Jesús de Nazaret vivió en un mundo profundamente desigual. Aquel era un mundo de pocos terratenientes dueños de extensos latifundios y de muchísimos peones mal pagados y peor comidos. Aquel era un mundo de poderes nunca compartidos, de hombres imperiosos en las calles y de mujeres silenciadas y sumisas en sus casas. Era un mundo de gente sana que discriminaba a la gente enferma, considerándola maldita por el dios al que predicaban. Era un mundo de sacerdotes abusivos y enriquecidos que imponían al pueblo una religión de ritos y sacrificios y que lo esquilmaban con diezmos.
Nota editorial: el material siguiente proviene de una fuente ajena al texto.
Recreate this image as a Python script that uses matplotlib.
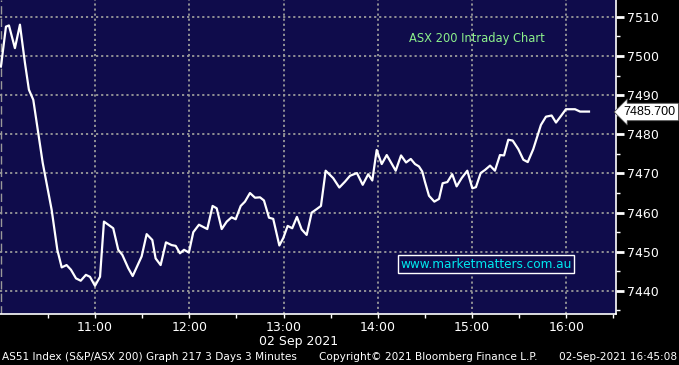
import numpy as np
import matplotlib
matplotlib.use('Agg')
import matplotlib.pyplot as plt
from matplotlib.ticker import FixedLocator

# minutes after 10:00 and ASX 200 level
minutes = [0, 3.2, 5.1, 8.9, 12.1, 15.3, 17.8, 20.6, 26.6, 32.3, 35.9, 38.7, 41.8, 44.6,
           47.8, 50.8, 54.1, 56.7, 59.9, 63.1, 65.6, 71.5, 74.7, 77.3, 81.1, 83.9, 89.6,
           92.8, 96.4, 98.5, 101.7, 105.1, 108.7, 111.3, 114.0, 116.6, 119.7, 122.5, 126.1,
           131.4, 134.8, 137.4, 140.6, 143.8, 146.9, 149.5, 152.7, 155.4, 158.6, 161.8,
           165.0, 167.5, 170.7, 173.4, 177.3, 179.8, 182.6, 185.5, 188.5, 191.5, 194.7,
           197.9, 201.1, 203.8, 206.8, 211.6, 215.5, 219.1, 222.3, 226.7, 230.4, 233.9,
           236.5, 239.3, 242.5, 245.7, 251.4, 254.8, 258.0, 261.0, 263.7, 266.2, 268.3,
           270.0, 272.6, 276.0, 279.0, 281.3, 284.3, 287.4, 290.2, 293.4, 297.0, 300.2,
           302.5, 305.5, 308.3, 311.5, 314.6, 317.8, 320.4, 323.1, 325.9, 329.5, 332.7,
           335.5, 339.0, 343.9, 347.1, 350.7, 353.5, 356.7, 359.8, 365.6, 368.8, 374.5]
level = [7497.3, 7507.5, 7507.8, 7502.0, 7508.0, 7498.2, 7491.4, 7488.8, 7472.7, 7460.7,
         7450.5, 7446.0, 7446.6, 7445.4, 7443.2, 7442.6, 7444.1, 7443.6, 7441.3, 7443.6,
         7457.7, 7456.0, 7450.5, 7449.2, 7445.8, 7443.8, 7448.8, 7454.5, 7453.0, 7448.3,
         7446.6, 7452.4, 7451.7, 7451.5, 7449.6, 7450.5, 7449.8, 7455.0, 7456.9, 7455.8,
         7461.7, 7461.1, 7455.8, 7457.7, 7458.8, 7458.3, 7461.7, 7462.8, 7465.0, 7463.8,
         7463.9, 7463.1, 7458.7, 7458.4, 7451.6, 7453.5, 7456.6, 7456.0, 7458.9, 7455.7,
         7454.3, 7460.0, 7460.9, 7461.7, 7470.7, 7468.8, 7466.4, 7467.9, 7469.4, 7470.1,
         7467.1, 7469.8, 7468.2, 7476.0, 7472.4, 7474.7, 7470.7, 7474.6, 7472.8, 7473.7,
         7472.4, 7471.8, 7470.5, 7467.9, 7464.3, 7462.8, 7463.5, 7467.5, 7467.8, 7469.8,
         7466.7, 7468.8, 7470.7, 7466.2, 7466.5, 7470.1, 7470.9, 7472.0, 7470.7, 7474.7,
         7474.6, 7478.6, 7478.4, 7476.2, 7473.5, 7472.9, 7476.2, 7482.4, 7484.5, 7484.8,
         7483.0, 7484.7, 7486.4, 7486.4, 7485.8, 7485.8]
last_price = 7485.700

hour_ticks = [60, 120, 180, 240, 300, 360]
hour_labels = ['11:00', '12:00', '13:00', '14:00', '15:00', '16:00']
y_ticks = [7440, 7450, 7460, 7470, 7480, 7490, 7500, 7510]

bg = '#0f0c4b'
grid_col = '#9a9a9a'

fig = plt.figure(figsize=(6.79, 3.65), dpi=100, facecolor='black')
ax = fig.add_axes([0, (365 - 314)/365, 616/679, 314/365])
ax.set_facecolor(bg)

# grid
for t in hour_ticks:
    ax.axvline(t, color=grid_col, lw=1.3, ls=(0, (1.2, 1.6)), zorder=1)
for v in y_ticks:
    ax.axhline(v, color=grid_col, lw=1.3, ls=(0, (1.2, 1.6)), zorder=1)
ax.axvline(0, color=grid_col, lw=1.0, ls=(0, (6, 3)), zorder=1)

ax.plot(minutes, level, color='white', lw=1.6, zorder=3)

ax.set_xlim(-0.6, 391.7)
ax.set_ylim(7434.1, 7514.3)

# axes / ticks
for s in ['left', 'top']:
    ax.spines[s].set_visible(False)
for s in ['right', 'bottom']:
    ax.spines[s].set_color('white')
    ax.spines[s].set_linewidth(1.2)

ax.yaxis.tick_right()
ax.set_yticks(y_ticks)
ax.yaxis.set_minor_locator(FixedLocator(np.arange(7435, 7520, 10)))
ax.set_xticks(hour_ticks)
ax.set_xticklabels(hour_labels)
ax.xaxis.set_minor_locator(FixedLocator([30, 90, 150, 210, 270, 330, 390]))
ax.tick_params(axis='y', which='major', direction='out', length=6, width=2,
               colors='white', labelsize=9, pad=2)
ax.tick_params(axis='y', which='minor', direction='out', length=3, width=1, colors='white')
ax.tick_params(axis='x', which='major', direction='out', length=3, width=1,
               colors='white', labelsize=9, pad=2)
ax.tick_params(axis='x', which='minor', direction='out', length=3, width=1, colors='white')

# last price callout
ax.annotate(f'{last_price:.3f}', xy=(1.0, last_price), xycoords=('axes fraction', 'data'),
            xytext=(5.5, 0), textcoords='offset points', va='center', ha='left',
            fontsize=9, color='black', family='Liberation Sans',
            bbox=dict(boxstyle='larrow,pad=0.22', fc='white', ec='#444444', lw=0.6))

ax.text(303, 7504.5, 'ASX 200 Intraday Chart', color='#8cf08c', fontsize=8.3,
        ha='center', va='center')
ax.text(309, 7446.8, 'www.marketmatters.com.au', color='#00e8ee', fontsize=8.7,
        ha='center', va='center',
        bbox=dict(boxstyle='square,pad=0.2', fc=bg, ec='white', lw=1))

fig.text(299/679, 1 - 341/365, '02 Sep 2021', color='white', fontsize=9,
         ha='center', va='center')
fig.text(2/679, 1 - 357/365, 'AS51 Index (S&P/ASX 200) Graph 217 3 Days 3 Minutes',
         color='white', fontsize=7.6, ha='left', va='center')
fig.text(428/679, 1 - 357/365, 'Copyright\u00a9 2021 Bloomberg Finance L.P.',
         color='white', fontsize=7.6, ha='center', va='center')
fig.text(677/679, 1 - 357/365, '02-Sep-2021 16:45:08', color='white', fontsize=7.6,
         ha='right', va='center')

plt.savefig('out.png', dpi=100, facecolor='black')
Jesús de Nazaret fue un indignado. Tantas desigualdades le tocó ver que, una y otra vez, en parábolas, en proclamas, en tantos de sus dichos y de sus palabras, nos enseñó que el proyecto que le apasionó, el Reino de Dios, es el reino de la igualdad entre los seres humanos. En un tiempo y en una cultura como las que le tocó vivir, enseñar eso era conflictivo, subversivo. Por eso lo mataron. Por defender el ideal de la igualdad en un mundo profundamente desigual.
Cuando mi hermano y yo escribíamos los guiones de “Un tal Jesús”, hace ya casi 40 años, quisimos encontrar una frase novedosa, que remachara la denuncia de las desigualdades, esencial en el mensaje de Jesús. Pusimos ya en los primeros capítulos, y en boca de Juan el Bautizador, esta consigna: «Que a nadie le sobre para que a nadie le falte». De Juan la aprendió Jesús, que comenzó a propagarla entre la gente, alentando así la esperanza de que los pobres dejarían de ser pobres en un reino de iguales. Jesús la convirtió en «consigna» cuando anunció en Nazaret, su aldea, el año de gracia.
Hoy la vuelvo a recordar, la he repetido infinidad de veces y he visto que «pega», que pone a la gente a pensar… Tal vez porque suena a un programa, a un proyecto que vincule de verdad los esfuerzos por erradicar la extrema pobreza con la firme decisión de eliminar la extrema riqueza.